◆ **WRITTEN REQUEST**: You are to retype all of the data exactly as it appears.

◆ **DATA**:
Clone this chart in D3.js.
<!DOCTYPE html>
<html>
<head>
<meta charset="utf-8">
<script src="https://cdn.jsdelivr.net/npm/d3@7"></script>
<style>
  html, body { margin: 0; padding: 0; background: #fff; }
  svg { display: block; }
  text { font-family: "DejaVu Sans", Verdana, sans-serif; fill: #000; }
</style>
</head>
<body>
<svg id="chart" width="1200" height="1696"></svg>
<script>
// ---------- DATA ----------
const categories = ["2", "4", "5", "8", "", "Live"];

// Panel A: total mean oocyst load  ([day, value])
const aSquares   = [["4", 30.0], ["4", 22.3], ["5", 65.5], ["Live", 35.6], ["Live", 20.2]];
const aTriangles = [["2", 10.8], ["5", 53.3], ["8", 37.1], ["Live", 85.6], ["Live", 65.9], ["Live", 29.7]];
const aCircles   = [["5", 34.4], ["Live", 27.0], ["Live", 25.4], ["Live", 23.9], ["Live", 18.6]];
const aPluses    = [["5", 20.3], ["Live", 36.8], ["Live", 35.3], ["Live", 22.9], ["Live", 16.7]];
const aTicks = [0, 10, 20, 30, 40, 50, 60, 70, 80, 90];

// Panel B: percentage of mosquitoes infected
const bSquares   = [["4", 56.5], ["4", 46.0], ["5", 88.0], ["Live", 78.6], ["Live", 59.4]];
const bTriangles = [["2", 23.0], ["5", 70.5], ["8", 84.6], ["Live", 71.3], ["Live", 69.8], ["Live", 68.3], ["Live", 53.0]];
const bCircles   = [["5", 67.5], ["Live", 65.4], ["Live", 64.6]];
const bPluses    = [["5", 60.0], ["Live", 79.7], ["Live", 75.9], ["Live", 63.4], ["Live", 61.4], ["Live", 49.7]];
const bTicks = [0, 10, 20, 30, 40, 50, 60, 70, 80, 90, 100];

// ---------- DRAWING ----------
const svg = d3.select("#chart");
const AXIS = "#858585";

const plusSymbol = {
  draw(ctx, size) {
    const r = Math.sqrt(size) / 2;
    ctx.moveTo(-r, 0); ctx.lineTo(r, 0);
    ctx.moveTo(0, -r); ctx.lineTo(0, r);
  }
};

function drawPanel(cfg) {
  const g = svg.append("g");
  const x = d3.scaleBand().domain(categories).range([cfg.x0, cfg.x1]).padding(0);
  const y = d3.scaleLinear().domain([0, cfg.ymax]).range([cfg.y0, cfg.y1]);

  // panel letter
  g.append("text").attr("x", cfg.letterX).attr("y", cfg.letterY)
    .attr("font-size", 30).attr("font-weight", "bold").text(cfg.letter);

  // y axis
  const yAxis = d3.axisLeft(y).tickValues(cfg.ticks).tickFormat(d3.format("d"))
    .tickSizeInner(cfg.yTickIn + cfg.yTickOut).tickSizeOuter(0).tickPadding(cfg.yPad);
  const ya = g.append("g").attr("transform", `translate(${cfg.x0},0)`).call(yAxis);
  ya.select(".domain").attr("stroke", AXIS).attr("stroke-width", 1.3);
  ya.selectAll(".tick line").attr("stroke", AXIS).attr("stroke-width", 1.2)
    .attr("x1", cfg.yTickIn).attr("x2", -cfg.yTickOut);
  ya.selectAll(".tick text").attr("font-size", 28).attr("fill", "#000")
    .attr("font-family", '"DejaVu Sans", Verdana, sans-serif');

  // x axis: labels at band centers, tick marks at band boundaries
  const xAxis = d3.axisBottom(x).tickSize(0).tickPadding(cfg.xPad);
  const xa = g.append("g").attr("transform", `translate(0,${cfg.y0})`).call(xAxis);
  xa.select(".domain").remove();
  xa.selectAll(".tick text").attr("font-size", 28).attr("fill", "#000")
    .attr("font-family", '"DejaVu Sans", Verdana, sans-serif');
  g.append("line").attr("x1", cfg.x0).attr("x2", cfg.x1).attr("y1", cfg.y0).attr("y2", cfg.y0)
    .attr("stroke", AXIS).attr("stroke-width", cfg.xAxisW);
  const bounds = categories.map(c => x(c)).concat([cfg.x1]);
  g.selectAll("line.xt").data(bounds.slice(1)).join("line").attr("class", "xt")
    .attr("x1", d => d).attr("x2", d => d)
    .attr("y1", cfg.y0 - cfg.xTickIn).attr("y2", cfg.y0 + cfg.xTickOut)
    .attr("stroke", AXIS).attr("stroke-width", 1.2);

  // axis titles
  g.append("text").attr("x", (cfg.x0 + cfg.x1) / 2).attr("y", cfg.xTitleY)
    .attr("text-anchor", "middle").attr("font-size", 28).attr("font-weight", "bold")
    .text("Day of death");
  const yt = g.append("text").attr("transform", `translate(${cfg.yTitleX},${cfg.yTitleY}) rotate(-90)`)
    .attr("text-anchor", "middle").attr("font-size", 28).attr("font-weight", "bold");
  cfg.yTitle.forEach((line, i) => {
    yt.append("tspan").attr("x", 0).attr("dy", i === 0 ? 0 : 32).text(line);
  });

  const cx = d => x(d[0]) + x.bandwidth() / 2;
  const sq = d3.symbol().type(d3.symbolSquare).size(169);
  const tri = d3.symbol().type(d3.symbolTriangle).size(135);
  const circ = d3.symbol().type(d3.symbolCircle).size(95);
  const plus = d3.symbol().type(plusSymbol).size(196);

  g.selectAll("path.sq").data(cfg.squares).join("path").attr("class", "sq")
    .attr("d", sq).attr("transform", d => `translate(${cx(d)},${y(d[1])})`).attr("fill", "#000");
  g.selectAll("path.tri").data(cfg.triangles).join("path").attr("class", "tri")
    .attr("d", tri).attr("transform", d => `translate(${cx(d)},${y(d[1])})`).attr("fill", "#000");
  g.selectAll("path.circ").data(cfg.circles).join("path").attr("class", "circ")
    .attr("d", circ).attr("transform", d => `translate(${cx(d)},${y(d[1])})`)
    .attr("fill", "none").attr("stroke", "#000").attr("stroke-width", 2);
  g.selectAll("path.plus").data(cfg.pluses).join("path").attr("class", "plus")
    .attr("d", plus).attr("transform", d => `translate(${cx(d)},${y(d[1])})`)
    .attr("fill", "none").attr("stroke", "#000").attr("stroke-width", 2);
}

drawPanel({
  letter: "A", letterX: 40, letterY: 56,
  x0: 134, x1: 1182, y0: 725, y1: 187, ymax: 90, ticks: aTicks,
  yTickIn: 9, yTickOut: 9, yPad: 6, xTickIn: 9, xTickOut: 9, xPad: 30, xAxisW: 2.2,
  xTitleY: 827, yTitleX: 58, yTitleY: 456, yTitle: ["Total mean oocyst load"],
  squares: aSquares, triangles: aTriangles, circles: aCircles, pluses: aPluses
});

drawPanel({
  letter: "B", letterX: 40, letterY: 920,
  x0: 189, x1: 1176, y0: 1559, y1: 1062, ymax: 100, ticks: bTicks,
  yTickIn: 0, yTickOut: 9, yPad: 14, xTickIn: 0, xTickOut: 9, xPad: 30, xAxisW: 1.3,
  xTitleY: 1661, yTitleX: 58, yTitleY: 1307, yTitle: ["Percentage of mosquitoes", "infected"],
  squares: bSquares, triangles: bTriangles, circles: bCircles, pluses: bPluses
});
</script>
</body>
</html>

◆ **PROBLEM SOLUTION**:
Clone this chart in D3.js.
<!DOCTYPE html>
<html>
<head>
<meta charset="utf-8">
<script src="https://cdn.jsdelivr.net/npm/d3@7"></script>
<style>
  html, body { margin: 0; padding: 0; background: #fff; }
  svg { display: block; }
  text { font-family: "DejaVu Sans", Verdana, sans-serif; fill: #000; }
</style>
</head>
<body>
<svg id="chart" width="1200" height="1696"></svg>
<script>
// ---------- DATA ----------
const categories = ["2", "4", "5", "8", "", "Live"];

// Panel A: total mean oocyst load  ([day, value])
const aSquares   = [["4", 30.0], ["4", 22.3], ["5", 65.5], ["Live", 35.6], ["Live", 20.2]];
const aTriangles = [["2", 10.8], ["5", 53.3], ["8", 37.1], ["Live", 85.6], ["Live", 65.9], ["Live", 29.7]];
const aCircles   = [["5", 34.4], ["Live", 27.0], ["Live", 25.4], ["Live", 23.9], ["Live", 18.6]];
const aPluses    = [["5", 20.3], ["Live", 36.8], ["Live", 35.3], ["Live", 22.9], ["Live", 16.7]];
const aTicks = [0, 10, 20, 30, 40, 50, 60, 70, 80, 90];

// Panel B: percentage of mosquitoes infected
const bSquares   = [["4", 56.5], ["4", 46.0], ["5", 88.0], ["Live", 78.6], ["Live", 59.4]];
const bTriangles = [["2", 23.0], ["5", 70.5], ["8", 84.6], ["Live", 71.3], ["Live", 69.8], ["Live", 68.3], ["Live", 53.0]];
const bCircles   = [["5", 67.5], ["Live", 65.4], ["Live", 64.6]];
const bPluses    = [["5", 60.0], ["Live", 79.7], ["Live", 75.9], ["Live", 63.4], ["Live", 61.4], ["Live", 49.7]];
const bTicks = [0, 10, 20, 30, 40, 50, 60, 70, 80, 90, 100];

// ---------- DRAWING ----------
const svg = d3.select("#chart");
const AXIS = "#858585";

const plusSymbol = {
  draw(ctx, size) {
    const r = Math.sqrt(size) / 2;
    ctx.moveTo(-r, 0); ctx.lineTo(r, 0);
    ctx.moveTo(0, -r); ctx.lineTo(0, r);
  }
};

function drawPanel(cfg) {
  const g = svg.append("g");
  const x = d3.scaleBand().domain(categories).range([cfg.x0, cfg.x1]).padding(0);
  const y = d3.scaleLinear().domain([0, cfg.ymax]).range([cfg.y0, cfg.y1]);

  // panel letter
  g.append("text").attr("x", cfg.letterX).attr("y", cfg.letterY)
    .attr("font-size", 30).attr("font-weight", "bold").text(cfg.letter);

  // y axis
  const yAxis = d3.axisLeft(y).tickValues(cfg.ticks).tickFormat(d3.format("d"))
    .tickSizeInner(cfg.yTickIn + cfg.yTickOut).tickSizeOuter(0).tickPadding(cfg.yPad);
  const ya = g.append("g").attr("transform", `translate(${cfg.x0},0)`).call(yAxis);
  ya.select(".domain").attr("stroke", AXIS).attr("stroke-width", 1.3);
  ya.selectAll(".tick line").attr("stroke", AXIS).attr("stroke-width", 1.2)
    .attr("x1", cfg.yTickIn).attr("x2", -cfg.yTickOut);
  ya.selectAll(".tick text").attr("font-size", 28).attr("fill", "#000")
    .attr("font-family", '"DejaVu Sans", Verdana, sans-serif');

  // x axis: labels at band centers, tick marks at band boundaries
  const xAxis = d3.axisBottom(x).tickSize(0).tickPadding(cfg.xPad);
  const xa = g.append("g").attr("transform", `translate(0,${cfg.y0})`).call(xAxis);
  xa.select(".domain").remove();
  xa.selectAll(".tick text").attr("font-size", 28).attr("fill", "#000")
    .attr("font-family", '"DejaVu Sans", Verdana, sans-serif');
  g.append("line").attr("x1", cfg.x0).attr("x2", cfg.x1).attr("y1", cfg.y0).attr("y2", cfg.y0)
    .attr("stroke", AXIS).attr("stroke-width", cfg.xAxisW);
  const bounds = categories.map(c => x(c)).concat([cfg.x1]);
  g.selectAll("line.xt").data(bounds.slice(1)).join("line").attr("class", "xt")
    .attr("x1", d => d).attr("x2", d => d)
    .attr("y1", cfg.y0 - cfg.xTickIn).attr("y2", cfg.y0 + cfg.xTickOut)
    .attr("stroke", AXIS).attr("stroke-width", 1.2);

  // axis titles
  g.append("text").attr("x", (cfg.x0 + cfg.x1) / 2).attr("y", cfg.xTitleY)
    .attr("text-anchor", "middle").attr("font-size", 28).attr("font-weight", "bold")
    .text("Day of death");
  const yt = g.append("text").attr("transform", `translate(${cfg.yTitleX},${cfg.yTitleY}) rotate(-90)`)
    .attr("text-anchor", "middle").attr("font-size", 28).attr("font-weight", "bold");
  cfg.yTitle.forEach((line, i) => {
    yt.append("tspan").attr("x", 0).attr("dy", i === 0 ? 0 : 32).text(line);
  });

  const cx = d => x(d[0]) + x.bandwidth() / 2;
  const sq = d3.symbol().type(d3.symbolSquare).size(169);
  const tri = d3.symbol().type(d3.symbolTriangle).size(135);
  const circ = d3.symbol().type(d3.symbolCircle).size(95);
  const plus = d3.symbol().type(plusSymbol).size(196);

  g.selectAll("path.sq").data(cfg.squares).join("path").attr("class", "sq")
    .attr("d", sq).attr("transform", d => `translate(${cx(d)},${y(d[1])})`).attr("fill", "#000");
  g.selectAll("path.tri").data(cfg.triangles).join("path").attr("class", "tri")
    .attr("d", tri).attr("transform", d => `translate(${cx(d)},${y(d[1])})`).attr("fill", "#000");
  g.selectAll("path.circ").data(cfg.circles).join("path").attr("class", "circ")
    .attr("d", circ).attr("transform", d => `translate(${cx(d)},${y(d[1])})`)
    .attr("fill", "none").attr("stroke", "#000").attr("stroke-width", 2);
  g.selectAll("path.plus").data(cfg.pluses).join("path").attr("class", "plus")
    .attr("d", plus).attr("transform", d => `translate(${cx(d)},${y(d[1])})`)
    .attr("fill", "none").attr("stroke", "#000").attr("stroke-width", 2);
}

drawPanel({
  letter: "A", letterX: 40, letterY: 56,
  x0: 134, x1: 1182, y0: 725, y1: 187, ymax: 90, ticks: aTicks,
  yTickIn: 9, yTickOut: 9, yPad: 6, xTickIn: 9, xTickOut: 9, xPad: 30, xAxisW: 2.2,
  xTitleY: 827, yTitleX: 58, yTitleY: 456, yTitle: ["Total mean oocyst load"],
  squares: aSquares, triangles: aTriangles, circles: aCircles, pluses: aPluses
});

drawPanel({
  letter: "B", letterX: 40, letterY: 920,
  x0: 189, x1: 1176, y0: 1559, y1: 1062, ymax: 100, ticks: bTicks,
  yTickIn: 0, yTickOut: 9, yPad: 14, xTickIn: 0, xTickOut: 9, xPad: 30, xAxisW: 1.3,
  xTitleY: 1661, yTitleX: 58, yTitleY: 1307, yTitle: ["Percentage of mosquitoes", "infected"],
  squares: bSquares, triangles: bTriangles, circles: bCircles, pluses: bPluses
});
</script>
</body>
</html>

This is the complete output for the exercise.